There is an element in pop culture that glorifies crime.

Unfortunately, the target of those messages mostly are children and young
adults seeking to differentiate themselves from their parents and other
enforcers of social norms.

In the movies and on the radio, the new anti-hero scoffs at society - and
at life itself - with seeming impunity.

This is not a real-life picture.

Bryan Walton and David Richardson know.

They should be in college. The closest they can come to the ivy halls now
are vocational classes behind bars. Both are inmates at the state prison in
Coal Township. On Wednesday they shared with a group of Shikellamy students
the true costs of scoffing at society.

Richardson dreamed of being a doctor, Walton a flight nurse swooping down
from the skies to save people. Instead, Richardson aspires to be a mechanic
when he gets out of prison and Walton is grounded, possibly forever.

Richardson chose to become a drug dealer. He was seduced by a glossy image,
but now must face a cold-steel reality. And he was one of the lucky ones:
Ten to 20 years in prison instead of an early funeral.

Walton already was in college when his choice to drink and drive steered
him astray - right into the path of a pedestrian on the side of the road.
Police charged him with DUI homicide. The family of the man he killed
charged him, at least in their own minds, with flat-out murder. Their
sentence: life without possibility of forgiveness. Richardson's actual
criminal sentence is 3 to 6 years in prison, and a life full of promise on
indefinite hold.

From different backgrounds to the same bleak future, Richardson and Walton
are trying to reconcile their youthful dreams with their still youthful
nightmares.

While their talk at Shikellamy and other area schools may have been
inspired by the possibilities of parole, their message to students was
straight from the heart: Don't follow us.

Redemption for Walter and Richardson, if it can be found, lies between the
ears of their young listeners.
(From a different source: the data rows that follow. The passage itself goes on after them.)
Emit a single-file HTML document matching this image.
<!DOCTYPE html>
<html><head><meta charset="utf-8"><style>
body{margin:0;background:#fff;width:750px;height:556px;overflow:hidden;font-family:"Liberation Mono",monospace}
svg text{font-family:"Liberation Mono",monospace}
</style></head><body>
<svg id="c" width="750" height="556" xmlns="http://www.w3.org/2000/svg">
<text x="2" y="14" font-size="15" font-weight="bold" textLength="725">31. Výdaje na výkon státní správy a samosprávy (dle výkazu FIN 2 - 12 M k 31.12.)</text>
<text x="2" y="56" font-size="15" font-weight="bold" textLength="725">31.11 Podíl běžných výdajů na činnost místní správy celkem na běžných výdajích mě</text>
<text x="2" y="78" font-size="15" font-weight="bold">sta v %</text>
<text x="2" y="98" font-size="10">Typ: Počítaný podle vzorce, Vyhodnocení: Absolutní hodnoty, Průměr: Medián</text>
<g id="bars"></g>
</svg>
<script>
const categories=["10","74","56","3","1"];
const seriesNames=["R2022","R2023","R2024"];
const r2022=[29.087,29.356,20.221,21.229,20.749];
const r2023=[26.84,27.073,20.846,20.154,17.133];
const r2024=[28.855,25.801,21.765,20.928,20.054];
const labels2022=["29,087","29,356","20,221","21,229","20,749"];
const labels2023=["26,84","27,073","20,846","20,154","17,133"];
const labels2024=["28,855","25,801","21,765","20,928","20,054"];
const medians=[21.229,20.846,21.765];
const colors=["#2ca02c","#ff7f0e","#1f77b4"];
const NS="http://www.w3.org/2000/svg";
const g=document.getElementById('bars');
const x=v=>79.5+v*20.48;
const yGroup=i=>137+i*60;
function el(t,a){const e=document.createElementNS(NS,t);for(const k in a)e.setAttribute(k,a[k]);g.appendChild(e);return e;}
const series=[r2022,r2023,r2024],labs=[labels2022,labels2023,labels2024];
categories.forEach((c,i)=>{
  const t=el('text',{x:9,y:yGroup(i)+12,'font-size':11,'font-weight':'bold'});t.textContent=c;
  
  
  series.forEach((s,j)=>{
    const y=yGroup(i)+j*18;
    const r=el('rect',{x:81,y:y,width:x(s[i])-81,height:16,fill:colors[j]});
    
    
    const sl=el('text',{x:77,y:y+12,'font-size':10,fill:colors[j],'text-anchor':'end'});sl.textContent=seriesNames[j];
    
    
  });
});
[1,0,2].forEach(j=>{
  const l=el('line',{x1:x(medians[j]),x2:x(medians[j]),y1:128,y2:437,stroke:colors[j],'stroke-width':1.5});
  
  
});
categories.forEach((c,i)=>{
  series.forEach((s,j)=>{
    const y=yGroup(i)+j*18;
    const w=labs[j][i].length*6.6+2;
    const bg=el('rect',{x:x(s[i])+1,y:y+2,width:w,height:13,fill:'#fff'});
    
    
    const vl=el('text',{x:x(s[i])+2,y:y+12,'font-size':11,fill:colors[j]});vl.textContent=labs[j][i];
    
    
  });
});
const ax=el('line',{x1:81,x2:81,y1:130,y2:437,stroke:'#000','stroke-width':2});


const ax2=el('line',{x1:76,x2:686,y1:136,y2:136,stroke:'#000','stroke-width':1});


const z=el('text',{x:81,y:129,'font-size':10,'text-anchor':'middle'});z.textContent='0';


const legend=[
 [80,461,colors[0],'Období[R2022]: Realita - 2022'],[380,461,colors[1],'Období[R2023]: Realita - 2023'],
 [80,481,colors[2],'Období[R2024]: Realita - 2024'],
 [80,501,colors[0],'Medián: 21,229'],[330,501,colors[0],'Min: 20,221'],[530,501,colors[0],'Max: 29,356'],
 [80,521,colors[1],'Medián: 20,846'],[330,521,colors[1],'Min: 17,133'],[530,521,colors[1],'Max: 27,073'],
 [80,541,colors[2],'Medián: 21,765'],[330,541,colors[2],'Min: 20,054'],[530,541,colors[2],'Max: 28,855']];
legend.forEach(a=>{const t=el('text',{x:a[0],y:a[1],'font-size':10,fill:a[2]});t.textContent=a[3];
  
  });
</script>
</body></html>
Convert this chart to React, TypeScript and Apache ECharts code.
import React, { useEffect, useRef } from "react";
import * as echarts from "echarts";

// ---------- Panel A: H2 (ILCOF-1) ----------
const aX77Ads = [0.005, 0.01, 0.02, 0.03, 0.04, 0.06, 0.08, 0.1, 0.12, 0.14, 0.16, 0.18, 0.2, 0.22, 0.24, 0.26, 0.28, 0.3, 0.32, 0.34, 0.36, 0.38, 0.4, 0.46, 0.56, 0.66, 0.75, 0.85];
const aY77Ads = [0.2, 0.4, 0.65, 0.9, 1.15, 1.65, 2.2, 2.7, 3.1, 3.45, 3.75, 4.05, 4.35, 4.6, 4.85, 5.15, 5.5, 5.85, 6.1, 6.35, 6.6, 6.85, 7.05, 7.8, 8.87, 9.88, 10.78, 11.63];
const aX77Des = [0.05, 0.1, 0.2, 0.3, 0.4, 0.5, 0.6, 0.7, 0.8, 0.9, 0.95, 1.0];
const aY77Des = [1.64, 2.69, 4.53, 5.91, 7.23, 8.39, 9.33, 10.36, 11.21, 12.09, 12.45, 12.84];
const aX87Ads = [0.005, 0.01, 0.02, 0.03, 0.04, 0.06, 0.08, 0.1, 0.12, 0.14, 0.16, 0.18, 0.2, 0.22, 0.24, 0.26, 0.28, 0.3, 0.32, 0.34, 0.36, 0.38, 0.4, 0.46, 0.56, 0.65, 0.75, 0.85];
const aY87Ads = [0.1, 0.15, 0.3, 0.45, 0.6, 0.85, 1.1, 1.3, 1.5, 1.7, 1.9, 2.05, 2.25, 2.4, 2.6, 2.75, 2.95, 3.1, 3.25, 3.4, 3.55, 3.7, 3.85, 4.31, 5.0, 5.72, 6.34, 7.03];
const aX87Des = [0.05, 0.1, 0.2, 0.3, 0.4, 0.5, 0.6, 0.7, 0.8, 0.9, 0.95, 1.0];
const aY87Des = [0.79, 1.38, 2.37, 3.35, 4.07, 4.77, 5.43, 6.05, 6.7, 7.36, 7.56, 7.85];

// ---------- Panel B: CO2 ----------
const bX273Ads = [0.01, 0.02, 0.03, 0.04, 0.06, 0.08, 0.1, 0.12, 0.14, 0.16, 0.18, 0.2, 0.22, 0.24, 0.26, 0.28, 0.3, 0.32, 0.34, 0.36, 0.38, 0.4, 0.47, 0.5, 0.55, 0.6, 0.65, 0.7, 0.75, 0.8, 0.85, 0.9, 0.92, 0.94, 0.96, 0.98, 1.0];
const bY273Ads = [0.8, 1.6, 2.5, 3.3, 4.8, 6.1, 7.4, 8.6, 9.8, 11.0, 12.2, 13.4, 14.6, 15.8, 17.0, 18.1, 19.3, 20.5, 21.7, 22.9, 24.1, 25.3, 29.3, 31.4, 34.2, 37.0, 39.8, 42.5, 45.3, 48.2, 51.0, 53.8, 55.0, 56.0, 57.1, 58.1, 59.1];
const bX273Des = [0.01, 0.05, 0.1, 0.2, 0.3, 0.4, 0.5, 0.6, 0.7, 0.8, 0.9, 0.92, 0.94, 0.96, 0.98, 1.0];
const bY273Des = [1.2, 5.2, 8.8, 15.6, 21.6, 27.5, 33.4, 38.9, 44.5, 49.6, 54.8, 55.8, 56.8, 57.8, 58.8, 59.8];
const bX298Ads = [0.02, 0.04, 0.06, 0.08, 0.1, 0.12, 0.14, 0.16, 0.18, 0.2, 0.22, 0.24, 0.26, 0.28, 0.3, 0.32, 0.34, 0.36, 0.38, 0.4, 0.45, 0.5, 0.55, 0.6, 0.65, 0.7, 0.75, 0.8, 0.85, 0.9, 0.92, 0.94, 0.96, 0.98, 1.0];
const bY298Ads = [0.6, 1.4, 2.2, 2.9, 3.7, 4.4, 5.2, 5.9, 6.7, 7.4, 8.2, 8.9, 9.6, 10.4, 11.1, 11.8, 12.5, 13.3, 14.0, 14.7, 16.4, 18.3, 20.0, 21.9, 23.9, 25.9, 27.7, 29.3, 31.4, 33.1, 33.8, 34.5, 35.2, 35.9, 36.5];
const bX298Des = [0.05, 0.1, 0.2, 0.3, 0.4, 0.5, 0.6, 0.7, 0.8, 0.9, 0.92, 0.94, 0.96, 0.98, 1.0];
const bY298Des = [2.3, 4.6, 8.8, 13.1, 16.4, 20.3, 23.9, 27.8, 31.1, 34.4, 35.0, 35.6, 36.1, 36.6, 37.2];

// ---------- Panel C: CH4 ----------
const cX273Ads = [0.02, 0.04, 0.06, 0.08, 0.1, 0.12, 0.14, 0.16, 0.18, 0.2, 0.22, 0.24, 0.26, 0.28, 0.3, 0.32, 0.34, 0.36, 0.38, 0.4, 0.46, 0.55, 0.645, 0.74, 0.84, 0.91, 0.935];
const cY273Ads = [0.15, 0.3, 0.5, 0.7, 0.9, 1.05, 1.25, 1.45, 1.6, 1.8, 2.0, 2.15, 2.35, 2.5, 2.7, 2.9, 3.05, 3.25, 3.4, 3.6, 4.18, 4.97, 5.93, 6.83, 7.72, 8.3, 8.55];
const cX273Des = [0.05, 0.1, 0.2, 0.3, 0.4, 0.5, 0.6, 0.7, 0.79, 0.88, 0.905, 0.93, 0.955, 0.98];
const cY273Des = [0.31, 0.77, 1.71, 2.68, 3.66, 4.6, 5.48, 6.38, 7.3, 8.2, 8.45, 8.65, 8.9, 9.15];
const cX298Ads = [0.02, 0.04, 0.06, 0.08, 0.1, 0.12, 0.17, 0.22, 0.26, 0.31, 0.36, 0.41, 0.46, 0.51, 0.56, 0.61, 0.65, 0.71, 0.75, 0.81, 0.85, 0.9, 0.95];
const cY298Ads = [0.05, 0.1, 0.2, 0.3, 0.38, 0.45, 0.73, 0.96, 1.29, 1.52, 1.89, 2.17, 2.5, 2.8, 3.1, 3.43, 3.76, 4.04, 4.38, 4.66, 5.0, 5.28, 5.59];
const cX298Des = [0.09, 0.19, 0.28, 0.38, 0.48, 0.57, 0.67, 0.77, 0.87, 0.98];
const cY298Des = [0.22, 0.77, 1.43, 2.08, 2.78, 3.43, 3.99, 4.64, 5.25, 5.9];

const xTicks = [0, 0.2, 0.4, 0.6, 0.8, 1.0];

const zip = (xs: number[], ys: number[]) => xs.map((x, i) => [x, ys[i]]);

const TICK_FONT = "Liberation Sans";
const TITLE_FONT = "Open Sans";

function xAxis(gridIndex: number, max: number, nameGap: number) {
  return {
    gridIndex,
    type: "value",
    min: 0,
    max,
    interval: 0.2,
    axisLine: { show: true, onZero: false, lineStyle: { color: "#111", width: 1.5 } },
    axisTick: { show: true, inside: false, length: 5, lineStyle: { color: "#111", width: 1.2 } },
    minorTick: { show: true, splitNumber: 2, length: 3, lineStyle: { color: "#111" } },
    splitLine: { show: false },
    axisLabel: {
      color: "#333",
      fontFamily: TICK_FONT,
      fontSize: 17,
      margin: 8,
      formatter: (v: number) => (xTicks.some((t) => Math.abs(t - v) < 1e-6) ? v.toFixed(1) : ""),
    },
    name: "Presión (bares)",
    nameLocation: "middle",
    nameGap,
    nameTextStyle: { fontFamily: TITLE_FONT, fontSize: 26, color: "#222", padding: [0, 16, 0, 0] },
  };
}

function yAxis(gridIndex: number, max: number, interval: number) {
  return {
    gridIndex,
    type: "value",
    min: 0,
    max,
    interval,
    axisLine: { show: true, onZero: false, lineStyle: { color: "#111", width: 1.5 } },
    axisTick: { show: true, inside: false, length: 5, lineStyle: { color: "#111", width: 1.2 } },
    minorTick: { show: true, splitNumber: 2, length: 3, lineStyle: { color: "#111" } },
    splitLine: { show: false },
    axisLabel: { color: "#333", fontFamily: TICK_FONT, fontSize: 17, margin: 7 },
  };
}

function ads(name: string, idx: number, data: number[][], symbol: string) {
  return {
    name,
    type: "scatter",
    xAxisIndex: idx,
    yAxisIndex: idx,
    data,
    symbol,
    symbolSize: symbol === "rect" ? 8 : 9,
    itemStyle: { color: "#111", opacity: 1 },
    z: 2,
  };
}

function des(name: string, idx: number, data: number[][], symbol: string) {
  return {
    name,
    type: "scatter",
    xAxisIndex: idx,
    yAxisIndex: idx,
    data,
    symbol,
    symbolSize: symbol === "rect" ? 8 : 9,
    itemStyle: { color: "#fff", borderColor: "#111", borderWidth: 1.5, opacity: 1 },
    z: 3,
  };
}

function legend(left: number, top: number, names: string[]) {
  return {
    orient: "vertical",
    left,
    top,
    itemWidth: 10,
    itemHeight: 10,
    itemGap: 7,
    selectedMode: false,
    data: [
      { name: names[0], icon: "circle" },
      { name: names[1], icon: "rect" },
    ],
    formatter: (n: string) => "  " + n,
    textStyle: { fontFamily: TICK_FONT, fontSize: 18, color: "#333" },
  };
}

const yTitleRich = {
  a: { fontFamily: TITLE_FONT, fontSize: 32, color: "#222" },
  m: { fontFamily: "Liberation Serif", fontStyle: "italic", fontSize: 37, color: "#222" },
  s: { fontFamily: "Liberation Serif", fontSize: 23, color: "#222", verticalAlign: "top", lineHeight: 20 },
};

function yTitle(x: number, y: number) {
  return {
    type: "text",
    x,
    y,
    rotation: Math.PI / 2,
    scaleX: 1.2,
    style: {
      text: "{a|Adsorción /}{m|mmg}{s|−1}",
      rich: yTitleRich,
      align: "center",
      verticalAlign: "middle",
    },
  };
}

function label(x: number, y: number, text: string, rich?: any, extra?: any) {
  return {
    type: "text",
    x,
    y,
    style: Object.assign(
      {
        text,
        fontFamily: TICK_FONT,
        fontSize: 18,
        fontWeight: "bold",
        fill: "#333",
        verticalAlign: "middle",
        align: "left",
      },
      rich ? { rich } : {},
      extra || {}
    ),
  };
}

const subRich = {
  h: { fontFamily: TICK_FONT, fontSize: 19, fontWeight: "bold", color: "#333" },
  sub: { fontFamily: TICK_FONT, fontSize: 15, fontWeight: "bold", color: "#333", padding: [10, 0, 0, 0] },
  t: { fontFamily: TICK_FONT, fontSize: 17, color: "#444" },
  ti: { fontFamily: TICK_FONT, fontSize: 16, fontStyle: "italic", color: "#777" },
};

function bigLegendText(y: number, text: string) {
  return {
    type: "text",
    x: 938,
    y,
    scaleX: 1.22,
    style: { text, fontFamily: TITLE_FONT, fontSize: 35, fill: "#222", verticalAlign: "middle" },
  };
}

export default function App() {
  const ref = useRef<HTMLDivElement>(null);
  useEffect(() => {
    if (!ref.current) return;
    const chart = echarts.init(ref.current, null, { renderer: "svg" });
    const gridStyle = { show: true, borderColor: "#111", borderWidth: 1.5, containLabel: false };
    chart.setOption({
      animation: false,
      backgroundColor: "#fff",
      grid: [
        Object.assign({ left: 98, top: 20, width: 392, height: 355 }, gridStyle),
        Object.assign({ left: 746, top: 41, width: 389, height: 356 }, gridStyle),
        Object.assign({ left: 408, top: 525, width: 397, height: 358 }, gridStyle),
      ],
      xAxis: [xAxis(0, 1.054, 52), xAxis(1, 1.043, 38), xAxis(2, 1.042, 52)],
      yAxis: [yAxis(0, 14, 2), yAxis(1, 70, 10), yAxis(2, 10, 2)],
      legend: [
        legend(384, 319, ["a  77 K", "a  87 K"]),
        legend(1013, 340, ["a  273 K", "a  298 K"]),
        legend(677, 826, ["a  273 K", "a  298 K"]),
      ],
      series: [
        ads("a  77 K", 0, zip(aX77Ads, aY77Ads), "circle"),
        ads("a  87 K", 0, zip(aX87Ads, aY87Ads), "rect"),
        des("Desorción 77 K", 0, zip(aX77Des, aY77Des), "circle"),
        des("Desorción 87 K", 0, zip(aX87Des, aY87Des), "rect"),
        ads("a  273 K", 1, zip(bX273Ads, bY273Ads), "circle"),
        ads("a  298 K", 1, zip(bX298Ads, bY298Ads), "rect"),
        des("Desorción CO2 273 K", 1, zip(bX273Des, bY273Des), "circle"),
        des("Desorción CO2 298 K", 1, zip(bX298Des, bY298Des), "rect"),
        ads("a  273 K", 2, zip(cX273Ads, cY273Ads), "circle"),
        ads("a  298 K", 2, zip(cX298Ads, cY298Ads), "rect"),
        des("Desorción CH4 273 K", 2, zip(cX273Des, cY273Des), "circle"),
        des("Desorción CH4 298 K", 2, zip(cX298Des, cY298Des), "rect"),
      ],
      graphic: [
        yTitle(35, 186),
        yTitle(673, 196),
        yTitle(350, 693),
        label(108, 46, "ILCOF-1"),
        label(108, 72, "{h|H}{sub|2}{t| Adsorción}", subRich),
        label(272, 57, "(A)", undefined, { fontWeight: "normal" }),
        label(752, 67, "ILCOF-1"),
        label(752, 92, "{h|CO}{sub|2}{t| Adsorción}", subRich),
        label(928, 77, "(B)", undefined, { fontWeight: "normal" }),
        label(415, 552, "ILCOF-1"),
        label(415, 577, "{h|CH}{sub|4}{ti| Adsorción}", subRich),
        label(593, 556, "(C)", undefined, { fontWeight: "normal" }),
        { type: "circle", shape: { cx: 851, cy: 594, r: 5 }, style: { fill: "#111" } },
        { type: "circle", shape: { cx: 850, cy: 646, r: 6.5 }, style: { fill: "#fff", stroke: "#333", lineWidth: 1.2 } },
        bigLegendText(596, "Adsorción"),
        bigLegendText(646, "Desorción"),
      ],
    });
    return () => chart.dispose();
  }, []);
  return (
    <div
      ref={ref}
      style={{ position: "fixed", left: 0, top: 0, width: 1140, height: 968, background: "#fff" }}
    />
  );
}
Perhaps a real lesson from "the street" can
cut through the imaginary glitter and romance of media- induced fantasy.

Area students should learn a simple lesson in logic from the convicts:
Abusing drugs or alcohol is a crime; jail, or worse, is the end result of
crime; therefore, do not abuse drugs or alcohol.

If students can process that equation, the fakery behind the worst of pop
culture will become obvious, and lose its paper-thin luster.